Music Piracy Remains a Problem in the Spotify Era

Unlicensed downloading of music still undercuts growth of on-demand streaming services, record companies say

Global revenue from recorded music grew by 8.1% in 2017 but the industry is still plagued by piracy. Photo: Jenny Kane/Associated Press

Even as Spotify and Apple Music have returned the music business to growth by getting fans to pay, piracy rates remain stubbornly high, according to the record industry’s global trade organization.

The way people pirate music has evolved along with their legitimate listening habits, and piracy is curbing the potential market for subscribers, the International Federation of the Phonographic Industry concluded in a report released Tuesday.
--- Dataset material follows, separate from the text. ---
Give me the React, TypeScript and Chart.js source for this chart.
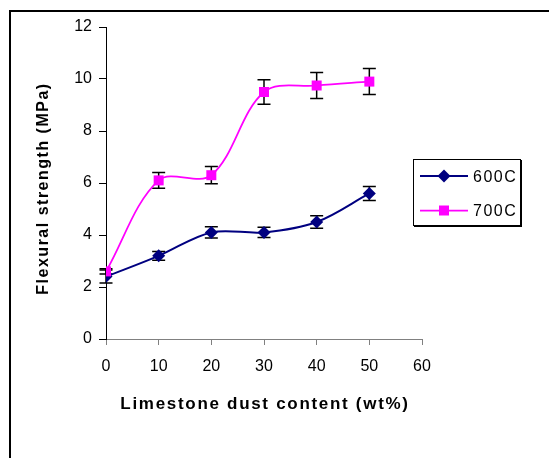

Though 86% of consumers listen to music via on-demand services offered by Spotify Technology SA, Apple Inc. AAPL 1.39% and others, around 38% of them are getting music through copyright-infringing methods, a rate that has remained consistent in recent years, an IFPI spokeswoman said.

Most of those pirating music—32% of the general consumer population—use technology known as “stream ripping.” Stream-ripping websites create an audio file on a user’s computer from a YouTube video or similar source. Such sites typically earn advertising revenue without compensating artists or labels. YouTube didn’t immediately respond to a request for comment.

“Stream ripping also undermines streaming services’ paid tiers that offer offline listening to subscribers,” said the IFPI spokeswoman. “This is stifling growth of the legal music market.”

Record companies have banded together to take action against such stream-ripping sites, and scored a victory in a 2016 suit against one of the largest stream-ripping websites, YouTube-mp3.org.

Global revenue from recorded music grew by 8.1% last year to $17.3 billion, according to IFPI, the industry’s third consecutive year of growth following 15 years of decline amid plummeting physical and digital format sales in an era of rampant piracy.

The rise was almost entirely driven by a 41% surge in streaming revenue, which is now the largest contributor of revenue to the industry thanks to 176 million users of paid services like Spotify.

While revenue for 2017 was still just 68% of the market’s CD-fuelled peak in 1999, industry watchers say the upside for streaming could be much larger with mobile-phone penetration in developing markets and growing familiarity with the services.

IFPI has tracked piracy for several years but changed the size and scope of its consumer-behavior survey this year, making year-over-year direct comparisons unavailable.